Print each line of the listing once more, precisely as given.

» **Supplied material**

-----

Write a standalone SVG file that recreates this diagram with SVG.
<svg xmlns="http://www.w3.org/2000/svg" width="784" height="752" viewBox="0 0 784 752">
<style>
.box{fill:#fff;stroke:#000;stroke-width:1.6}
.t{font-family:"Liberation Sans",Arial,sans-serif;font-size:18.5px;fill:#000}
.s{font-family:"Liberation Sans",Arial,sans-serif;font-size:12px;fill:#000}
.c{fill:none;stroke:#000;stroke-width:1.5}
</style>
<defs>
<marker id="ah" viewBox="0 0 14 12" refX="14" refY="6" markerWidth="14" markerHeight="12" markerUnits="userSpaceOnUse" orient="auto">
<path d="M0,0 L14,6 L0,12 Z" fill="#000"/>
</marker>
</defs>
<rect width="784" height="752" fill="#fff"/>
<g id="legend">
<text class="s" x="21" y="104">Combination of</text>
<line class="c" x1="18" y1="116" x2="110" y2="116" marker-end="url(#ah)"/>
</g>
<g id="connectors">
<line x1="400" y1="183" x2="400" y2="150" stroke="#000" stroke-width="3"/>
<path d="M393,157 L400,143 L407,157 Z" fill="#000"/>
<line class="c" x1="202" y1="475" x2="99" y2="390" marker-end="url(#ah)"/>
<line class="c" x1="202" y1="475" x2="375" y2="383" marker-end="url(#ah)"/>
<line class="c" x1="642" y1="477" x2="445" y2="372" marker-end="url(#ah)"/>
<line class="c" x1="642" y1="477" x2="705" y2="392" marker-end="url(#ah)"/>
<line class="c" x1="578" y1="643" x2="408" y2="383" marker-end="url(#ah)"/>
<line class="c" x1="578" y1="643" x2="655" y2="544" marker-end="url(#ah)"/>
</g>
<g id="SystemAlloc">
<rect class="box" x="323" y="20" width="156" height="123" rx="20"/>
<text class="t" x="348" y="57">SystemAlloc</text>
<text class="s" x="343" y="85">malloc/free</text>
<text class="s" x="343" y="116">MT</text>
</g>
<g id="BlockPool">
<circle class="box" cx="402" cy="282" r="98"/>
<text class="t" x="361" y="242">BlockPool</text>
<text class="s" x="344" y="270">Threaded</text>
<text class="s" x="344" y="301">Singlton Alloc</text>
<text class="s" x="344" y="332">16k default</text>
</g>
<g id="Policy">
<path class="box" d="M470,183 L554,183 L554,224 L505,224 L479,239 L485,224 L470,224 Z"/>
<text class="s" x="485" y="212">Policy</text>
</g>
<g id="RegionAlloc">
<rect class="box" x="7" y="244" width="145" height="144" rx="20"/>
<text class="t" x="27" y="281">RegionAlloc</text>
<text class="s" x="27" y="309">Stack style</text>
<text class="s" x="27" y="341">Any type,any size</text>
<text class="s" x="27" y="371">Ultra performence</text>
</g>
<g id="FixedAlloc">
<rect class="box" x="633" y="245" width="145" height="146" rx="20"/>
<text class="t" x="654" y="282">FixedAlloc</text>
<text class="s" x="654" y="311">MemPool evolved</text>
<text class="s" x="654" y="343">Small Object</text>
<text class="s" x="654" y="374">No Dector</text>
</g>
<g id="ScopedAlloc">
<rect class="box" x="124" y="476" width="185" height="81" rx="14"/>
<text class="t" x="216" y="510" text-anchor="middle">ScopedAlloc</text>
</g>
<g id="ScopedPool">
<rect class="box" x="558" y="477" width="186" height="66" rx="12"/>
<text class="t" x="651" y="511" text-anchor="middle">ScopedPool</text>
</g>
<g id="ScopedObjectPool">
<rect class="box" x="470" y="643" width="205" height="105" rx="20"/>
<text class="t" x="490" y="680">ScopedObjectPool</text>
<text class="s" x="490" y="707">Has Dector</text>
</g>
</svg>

-----

» **Exercise solution**
Write a standalone SVG file that recreates this diagram with SVG.
<svg xmlns="http://www.w3.org/2000/svg" width="784" height="752" viewBox="0 0 784 752">
<style>
.box{fill:#fff;stroke:#000;stroke-width:1.6}
.t{font-family:"Liberation Sans",Arial,sans-serif;font-size:18.5px;fill:#000}
.s{font-family:"Liberation Sans",Arial,sans-serif;font-size:12px;fill:#000}
.c{fill:none;stroke:#000;stroke-width:1.5}
</style>
<defs>
<marker id="ah" viewBox="0 0 14 12" refX="14" refY="6" markerWidth="14" markerHeight="12" markerUnits="userSpaceOnUse" orient="auto">
<path d="M0,0 L14,6 L0,12 Z" fill="#000"/>
</marker>
</defs>
<rect width="784" height="752" fill="#fff"/>
<g id="legend">
<text class="s" x="21" y="104">Combination of</text>
<line class="c" x1="18" y1="116" x2="110" y2="116" marker-end="url(#ah)"/>
</g>
<g id="connectors">
<line x1="400" y1="183" x2="400" y2="150" stroke="#000" stroke-width="3"/>
<path d="M393,157 L400,143 L407,157 Z" fill="#000"/>
<line class="c" x1="202" y1="475" x2="99" y2="390" marker-end="url(#ah)"/>
<line class="c" x1="202" y1="475" x2="375" y2="383" marker-end="url(#ah)"/>
<line class="c" x1="642" y1="477" x2="445" y2="372" marker-end="url(#ah)"/>
<line class="c" x1="642" y1="477" x2="705" y2="392" marker-end="url(#ah)"/>
<line class="c" x1="578" y1="643" x2="408" y2="383" marker-end="url(#ah)"/>
<line class="c" x1="578" y1="643" x2="655" y2="544" marker-end="url(#ah)"/>
</g>
<g id="SystemAlloc">
<rect class="box" x="323" y="20" width="156" height="123" rx="20"/>
<text class="t" x="348" y="57">SystemAlloc</text>
<text class="s" x="343" y="85">malloc/free</text>
<text class="s" x="343" y="116">MT</text>
</g>
<g id="BlockPool">
<circle class="box" cx="402" cy="282" r="98"/>
<text class="t" x="361" y="242">BlockPool</text>
<text class="s" x="344" y="270">Threaded</text>
<text class="s" x="344" y="301">Singlton Alloc</text>
<text class="s" x="344" y="332">16k default</text>
</g>
<g id="Policy">
<path class="box" d="M470,183 L554,183 L554,224 L505,224 L479,239 L485,224 L470,224 Z"/>
<text class="s" x="485" y="212">Policy</text>
</g>
<g id="RegionAlloc">
<rect class="box" x="7" y="244" width="145" height="144" rx="20"/>
<text class="t" x="27" y="281">RegionAlloc</text>
<text class="s" x="27" y="309">Stack style</text>
<text class="s" x="27" y="341">Any type,any size</text>
<text class="s" x="27" y="371">Ultra performence</text>
</g>
<g id="FixedAlloc">
<rect class="box" x="633" y="245" width="145" height="146" rx="20"/>
<text class="t" x="654" y="282">FixedAlloc</text>
<text class="s" x="654" y="311">MemPool evolved</text>
<text class="s" x="654" y="343">Small Object</text>
<text class="s" x="654" y="374">No Dector</text>
</g>
<g id="ScopedAlloc">
<rect class="box" x="124" y="476" width="185" height="81" rx="14"/>
<text class="t" x="216" y="510" text-anchor="middle">ScopedAlloc</text>
</g>
<g id="ScopedPool">
<rect class="box" x="558" y="477" width="186" height="66" rx="12"/>
<text class="t" x="651" y="511" text-anchor="middle">ScopedPool</text>
</g>
<g id="ScopedObjectPool">
<rect class="box" x="470" y="643" width="205" height="105" rx="20"/>
<text class="t" x="490" y="680">ScopedObjectPool</text>
<text class="s" x="490" y="707">Has Dector</text>
</g>
</svg>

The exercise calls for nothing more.